Financial authorities are urged to implement measures to curb excessive competition and safeguard investors in the rapidly expanding exchange-traded fund (ETF) market.
An ETF is a collection of securities that can be bought and sold like individual stocks. According to the Korea Exchange (KRX), the ETF market reached a milestone in June this year, with total net assets surpassing 150 trillion won ($112.14 billion) for the first time. This follows the market exceeding the 100 trillion won mark in June 2023.
Data from Korea Securities Depository (KSD) showed that the number of listed ETFs on the stock market in Seoul has been on the rise — up from 533 in 2022 to 883 as of late August this year. The KSD believes it is "only a matter of time" before the number exceeds 900.
Under these circumstances, separate data from the KSD revealed that, as of late August, a total of 72 ETFs had net assets of less than 5 billion won. This represents a 46.9 percent increase compared to the end of December last year.
The KRX monitors ETFs every three months and puts those with net assets lower than 5 billion won on the watch list.
If an ETF remains on the list for 12 consecutive months, it may be subject to removal from the stock market.
“The data suggests nearly 1 out of 10 listed ETFs faces a possible risk of removal,” Citizens' Coalition for Economic Justice (CCEJ), a Seoul-based civic advocacy, said.

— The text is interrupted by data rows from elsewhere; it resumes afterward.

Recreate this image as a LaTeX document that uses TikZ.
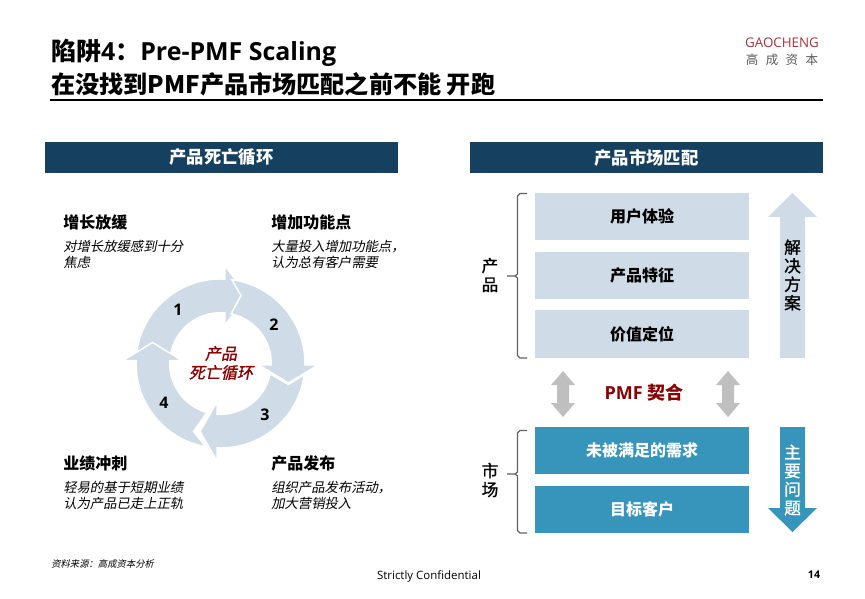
\documentclass[tikz,border=0pt]{standalone}
\usepackage{fontspec}
\setmainfont{Open Sans}
\newfontfamily\cjk{Noto Sans CJK SC}
\newfontfamily\cjkm[FakeBold=1.2]{Noto Sans CJK SC}
\newfontfamily\cjkit[FakeSlant=0.2]{Noto Sans CJK SC}
\newfontfamily\cjkmit[FakeSlant=0.2,FakeBold=1.2]{Noto Sans CJK SC}
\definecolor{navy}{HTML}{16405F}
\definecolor{pale}{HTML}{CFDBE7}
\definecolor{teal}{HTML}{3794BB}
\definecolor{dred}{HTML}{8B0000}
\definecolor{logored}{HTML}{A8343C}
\tikzset{
  ttl/.style={anchor=west,inner sep=0,font=\bfseries\fontsize{18.7}{20}\selectfont},
  bar/.style={fill=navy,text=white,minimum width=264.75pt,minimum height=23.25pt,inner sep=0,font=\cjk\bfseries\fontsize{13}{15}\selectfont},
  head/.style={anchor=west,inner sep=0,font=\cjk\bfseries\fontsize{12}{14}\selectfont},
  desc/.style={anchor=north west,inner sep=0,align=left,font=\cjkit\fontsize{10}{12}\selectfont},
  bx/.style={minimum width=160.5pt,inner sep=0,font=\cjk\bfseries\fontsize{12}{14}\selectfont},
  lightbox/.style={bx,fill=pale},
  tealbox/.style={bx,fill=teal,text=white},
  brace/.style={draw=black!62,line width=.9pt},
  vert/.style={inner sep=0,align=center,font=\cjkm\fontsize{12.5}{14}\selectfont},
  num/.style={inner sep=0,font=\bfseries\fontsize{12}{14}\selectfont},
}
\begin{document}
\begin{tikzpicture}[x=.75pt,y=-.75pt]
\useasboundingbox (0,0) rectangle (865,599);
% title
\node[ttl] (t1) at (51,53) {{\cjk\bfseries 陷阱}4{\cjk\bfseries ：}Pre-PMF Scaling};
\node[ttl] (t2) at (51,84) {\cjk\bfseries\fontsize{18.1}{20}\selectfont 在没找到PMF产品市场匹配之前不能 开跑};
\draw[line width=.9pt] (50,100) -- (823,100);
% logo
\node[inner sep=0,text=logored,font=\fontsize{10}{11}\selectfont] (logo1) at (782,43) {GAOCHENG};
\node[inner sep=0,text=black!65,font=\cjk\fontsize{9.4}{11}\selectfont] (logo2) at (782,60) {高\hspace{5.5pt}成\hspace{5.5pt}资\hspace{5.5pt}本};
% header bars
\node[bar] (barL) at (221.5,157.5) {产品死亡循环};
\node[bar] (barR) at (646.5,157.5) {产品市场匹配};
% left items
\node[head] (h1) at (63,222) {增长放缓};
\node[desc] (d1) at (63,240) {对增长放缓感到十分\\焦虑};
\node[head] (h2) at (271,222) {增加功能点};
\node[desc] (d2) at (271,240) {大量投入增加功能点，\\认为总有客户需要};
\node[head] (h3) at (63,463) {业绩冲刺};
\node[desc] (d3) at (63,481) {轻易的基于短期业绩\\认为产品已走上正轨};
\node[head] (h4) at (271,463) {产品发布};
\node[desc] (d4) at (271,481) {组织产品发布活动，\\加大营销投入};
% ring
\foreach \r/\b/\t/\pb/\pt in {0/4.5/27/1.5/19.5,-90/3/21/4.5/27,-180/3.5/20.5/3/21,-270/1.5/19.5/3.5/20.5}{
  \begin{scope}[shift={(220.5,363.5)},yscale=-1,rotate=\r]
    \pgfmathsetmacro\yo{\pb+.458*(\pt-\pb)}
    \pgfmathsetmacro\yi{\pb+.424*(\pt-\pb)}
    \pgfmathsetmacro\so{atan2(\yo,-83.7)}
    \pgfmathsetmacro\si{atan2(\yi,-50.3)}
    \pgfmathsetmacro\eo{acos(\b/84.5)}
    \pgfmathsetmacro\ei{acos(\b/50.8)}
    \filldraw[fill=pale,draw=white,line width=1.1pt,line join=miter,miter limit=20] (\so:84.5) arc[start angle=\so,end angle=\eo,radius=84.5]
      -- (\b,97.5) -- (\t,68) -- (\b,38.5) -- (\ei:50.8)
      arc[start angle=\ei,end angle=\si,radius=50.8]
      -- (-68,\pt) -- cycle;
  \end{scope}
}
\node[num] (n1) at (178,310) {1};
\node[num] (n2) at (274,325) {2};
\node[num] (n3) at (265,415) {3};
\node[num] (n4) at (164,403) {4};
\node[inner sep=0,align=center,text=dred,font=\cjkmit\fontsize{12}{14.2}\selectfont] (ctr) at (221,363) {产品\\死亡循环};
% right boxes
\node[lightbox,minimum height=35.25pt] (b1) at (642,216.5) {用户体验};
\node[lightbox,minimum height=35.25pt] (b2) at (642,275.5) {产品特征};
\node[lightbox,minimum height=36pt] (b3) at (642,334) {价值定位};
\node[tealbox,minimum height=35.25pt] (b4) at (642,450.5) {未被满足的需求};
\node[tealbox,minimum height=35.25pt] (b5) at (642,509.5) {目标客户};
% braces
\draw[brace] (527,193.5) -- (520,193.5) -- (517.5,196) -- (517.5,274) -- (515,276) -- (507,276) (515,276) -- (517.5,278) -- (517.5,355.5) -- (520,358) -- (527,358);
\draw[brace] (527,430.5) -- (520,430.5) -- (517.5,433) -- (517.5,472) -- (515,474) -- (507,474) (515,474) -- (517.5,476) -- (517.5,530.5) -- (520,533) -- (527,533);
\node[vert,font=\cjkm\fontsize{12.5}{14.2}\selectfont] (lb1) at (490,275) {产\\品};
\node[vert,font=\cjkm\fontsize{12.5}{14.2}\selectfont] (lb2) at (490,480) {市\\场};
% vertical arrows
\fill[pale] (780,358) -- (780,217) -- (768,217) -- (792.5,193) -- (817,217) -- (805,217) -- (805,358) -- cycle;
\node[vert,font=\cjkm\fontsize{12.5}{13.9}\selectfont] (va) at (792.5,275) {解\\决\\方\\案};
\fill[teal] (780,427) -- (805,427) -- (805,508) -- (817,508) -- (792.5,532) -- (768,508) -- (780,508) -- cycle;
\node[vert,text=white,font=\cjkm\fontsize{12.5}{13.9}\selectfont] (vb) at (792.5,480) {主\\要\\问\\题};
% double arrows
\foreach \x in {563,728}{
  \fill[black!25] (\x,371) -- (\x+12,385) -- (\x+6,385) -- (\x+6,403) -- (\x+12,403) -- (\x,417) -- (\x-12,403) -- (\x-6,403) -- (\x-6,385) -- (\x-12,385) -- cycle;
}
\node[inner sep=0,text=dred,font=\bfseries\fontsize{13.5}{14}\selectfont] (pmf) at (644,393) {PMF {\cjk\bfseries 契合}};
% footer
\node[anchor=west,inner sep=0,font=\cjkit\fontsize{7}{9}\selectfont] (src) at (51,564) {资料来源：高成资本分析};
\node[inner sep=0,font=\fontsize{8.6}{10}\selectfont] (conf) at (429,576) {Strictly Confidential};
\node[inner sep=0,font=\bfseries\fontsize{8}{10}\selectfont] (pg) at (814,575) {14};
\end{tikzpicture}
\end{document}
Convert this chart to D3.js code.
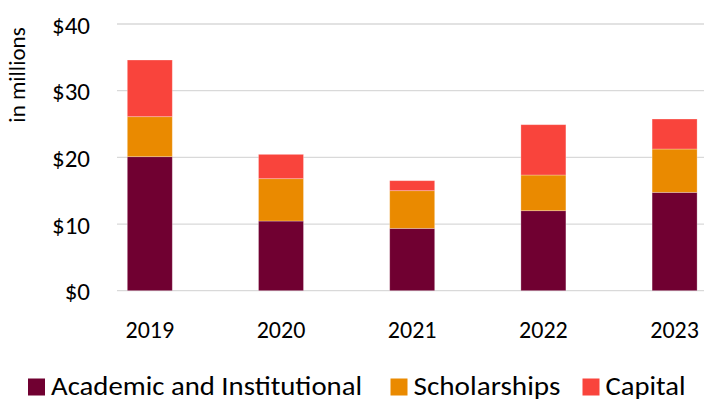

“The case is getting serious as the number of ETFs on the watch list is increasing, but we don't see any action taken by the financial regulators to keep the number down and protect investors,” it added.
These so-called “zombie ETFs” can adversely affect investors, too, the CCEJ noted.

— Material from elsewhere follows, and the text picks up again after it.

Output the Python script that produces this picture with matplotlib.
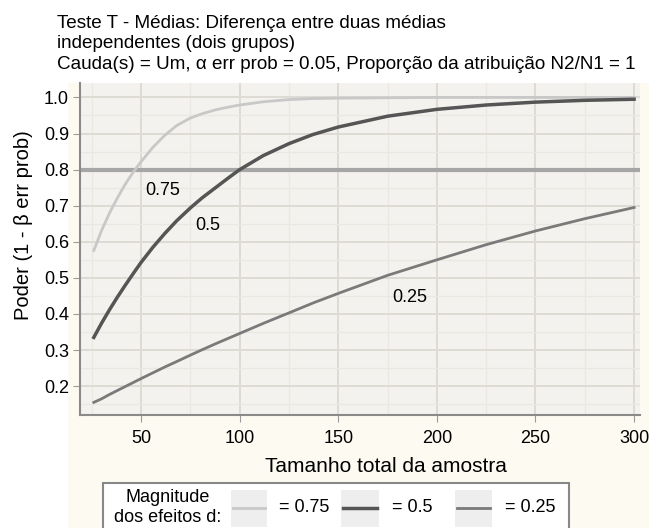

Zombie ETFs are those with net assets below 5 billion won and a daily average trading volume of fewer than 1,000 shares over a three-month period.
The number of such ETFs totaled 32 as of late August.
"Keeping such ETFs on the stock market only harms investors," said Jung Eui-jung, head of the Korean Stockholders' Alliance.
He attributed the intense competition among asset management companies to the presence of "zombie ETFs."
Jung pointed out that leading asset management firms tend to focus on ETFs to reap profits, which in turn, prompt smaller peers to feature similar products hastily.
Speaking on condition of anonymity, a public relations representative at an asset management company noted that it will be challenging to "simply delist underperforming ETFs due to potential backlash from investors in these products."
He added, "In other words, it will be tricky for the financial authorities to overhaul regulations on ETFs."